Regeneration of Fe-Co gel-ball: Designing uniform heterojunction with double N-doped carbon towards high-rate energy-storage abilities

Abstract

Captured by high theoretical capacity and energy density, metal-sulfides have been regarded as strong candidates, but they still suffer from by polysulfides shuttling, volume swelling and slow kinetics. Herein, through the utilization of sol-gel precursors, the interesting heterostructure materials could be successfully prepared with multi-carbon layers, displaying uniform particle size and improved conductivities. Benefitting from the limitation and adsorption of carbon, the moving behaviors of polysulfides are effectively inhibited, accompanying with the alleviating volume expansion. More interestingly, the enhanced degree of interfacial redox reactions and electrochemical kinetics were noted, mainly resulted from the improved interfacial activities.
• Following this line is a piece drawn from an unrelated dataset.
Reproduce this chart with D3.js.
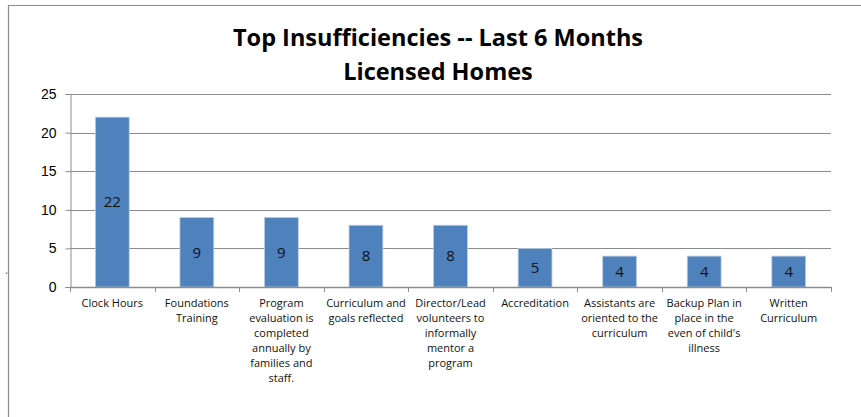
<!DOCTYPE html>
<html>
<head>
<meta charset="utf-8">
<script src="https://cdn.jsdelivr.net/npm/d3@7"></script>
<style>
  body { margin: 0; background: #fff; }
  svg { display: block; font-family: "Open Sans", "Liberation Sans", sans-serif; }
</style>
</head>
<body>
<div class="visHolder"></div>
<script>
// chart data
const categories = [
  "Clock Hours",
  "Foundations\nTraining",
  "Program\nevaluation is\ncompleted\nannually by\nfamilies and\nstaff.",
  "Curriculum and\ngoals reflected",
  "Director/Lead\nvolunteers to\ninformally\nmentor a\nprogram",
  "Accreditation",
  "Assistants are\noriented to the\ncurriculum",
  "Backup Plan in\nplace in the\neven of child's\nillness",
  "Written\nCurriculum"
];
const values = [22, 9, 9, 8, 8, 5, 4, 4, 4];
const yTicks = [0, 5, 10, 15, 20, 25];
const titleLines = ["Top Insufficiencies -- Last 6 Months", "Licensed Homes"];

const width = 861;
const height = 417;
const margin = { top: 94, right: 30, bottom: 130, left: 70 };

const svg = d3
  .select(".visHolder")
  .append("svg")
  .attr("width", width)
  .attr("height", height);

// outer frame (only top and left edges show)
svg.append("line")
  .attr("x1", 8).attr("x2", width).attr("y1", 5.5).attr("y2", 5.5)
  .attr("stroke", "#8c8c8c").attr("stroke-width", 1.2);
svg.append("line")
  .attr("x1", 8.5).attr("x2", 8.5).attr("y1", 5).attr("y2", height)
  .attr("stroke", "#8c8c8c").attr("stroke-width", 1.2);

const xScale = d3
  .scaleBand()
  .domain(categories)
  .range([margin.left, width - margin.right])
  .paddingInner(0.6)
  .paddingOuter(0.3);

const yScale = d3
  .scaleLinear()
  .domain([0, 25])
  .range([height - margin.bottom, margin.top]);

// gridlines
svg.append("g")
  .selectAll("line")
  .data(yTicks.filter((d) => d > 0))
  .enter()
  .append("line")
  .attr("x1", margin.left)
  .attr("x2", width - margin.right)
  .attr("y1", (d) => Math.round(yScale(d)) + 0.5)
  .attr("y2", (d) => Math.round(yScale(d)) + 0.5)
  .attr("stroke", "#8c8c8c")
  .attr("stroke-width", 1);

// y axis
const yAxis = d3.axisLeft(yScale).tickValues(yTicks).tickSize(5).tickPadding(9);
svg.append("g")
  .attr("transform", `translate(${margin.left + 0.5}, 0)`)
  .call(yAxis)
  .call((g) => g.selectAll("path, line").attr("stroke", "#8c8c8c"))
  .call((g) => g.selectAll("text").style("font-size", "14px").attr("fill", "#000"));

// bars
svg.append("g")
  .selectAll("rect")
  .data(values)
  .enter()
  .append("rect")
  .attr("x", (d, i) => xScale(categories[i]))
  .attr("y", (d) => yScale(d))
  .attr("width", xScale.bandwidth())
  .attr("height", (d) => yScale(0) - yScale(d))
  .attr("fill", "#4f81bd")
  .attr("stroke", "#b9cde5")
  .attr("stroke-width", 0.8);

// value labels in the middle of each bar
svg.append("g")
  .selectAll("text")
  .data(values)
  .enter()
  .append("text")
  .attr("x", (d, i) => xScale(categories[i]) + xScale.bandwidth() / 2)
  .attr("y", (d) => (yScale(d) + yScale(0)) / 2)
  .attr("dy", "0.35em")
  .attr("text-anchor", "middle")
  .style("font-size", "15px")
  .attr("fill", "#111")
  .text((d) => d);

// x axis, ticks sit on category boundaries
const slot = (width - margin.right - margin.left) / categories.length;
const boundaries = d3.range(categories.length + 1).map((i) => margin.left + i * slot);
const xAxisG = svg.append("g").attr("transform", `translate(0, ${yScale(0)})`);
xAxisG.append("line")
  .attr("x1", margin.left).attr("x2", width - margin.right)
  .attr("y1", 0.5).attr("y2", 0.5)
  .attr("stroke", "#8c8c8c").attr("stroke-width", 1.5);
xAxisG.selectAll(".tick")
  .data(boundaries)
  .enter()
  .append("line")
  .attr("x1", (d) => Math.round(d) + 0.5)
  .attr("x2", (d) => Math.round(d) + 0.5)
  .attr("y1", 0)
  .attr("y2", 5)
  .attr("stroke", "#8c8c8c");

// category labels, one tspan per line
const labels = xAxisG.selectAll(".cat")
  .data(categories)
  .enter()
  .append("text")
  .attr("class", "cat")
  .attr("text-anchor", "middle")
  .style("font-size", "11px")
  .attr("fill", "#111");
labels.each(function (d) {
  d.split("\n").forEach((line, j) => {
    d3.select(this).append("tspan")
      .attr("x", xScale(d) + xScale.bandwidth() / 2)
      .attr("y", 20 + j * 15)
      .text(line);
  });
});

// small stray mark near the left edge
svg.append("text")
  .attr("x", 5)
  .attr("y", 272)
  .style("font-size", "11px")
  .attr("fill", "#333")
  .text("ˎ");

// title
svg.append("g")
  .selectAll("text")
  .data(titleLines)
  .enter()
  .append("text")
  .attr("x", 438)
  .attr("y", (d, i) => 46 + i * 34)
  .attr("text-anchor", "middle")
  .style("font-size", "23.5px")
  .style("font-weight", "bold")
  .text((d) => d);
</script>
</body>
</html>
As expected, used as Na-storage abilities, the capacity of optimized samples could reach up to 949.1 mAh g−1 at 0.2 A g−1, with remarkable coulombic efficiency 91.1 %. Moreover, the excellent capacity retention could be remained about 90.6 % even after 100 loops. Supported by DFT calculations, the adsorption energy of Na-atoms behaviors could be noted for heterostructure. Assisted by detailed kinetic analysis, their great charging capacity mainly originate from quickened interfacial ions/e− transfer rates and accelerated conversion-reaction kinetics. Given this, this work is expected to reveal the in-depth insight of energy-storage behaviors of hetero-structure, and offer effective designing strategies of sodium-ion storage systems.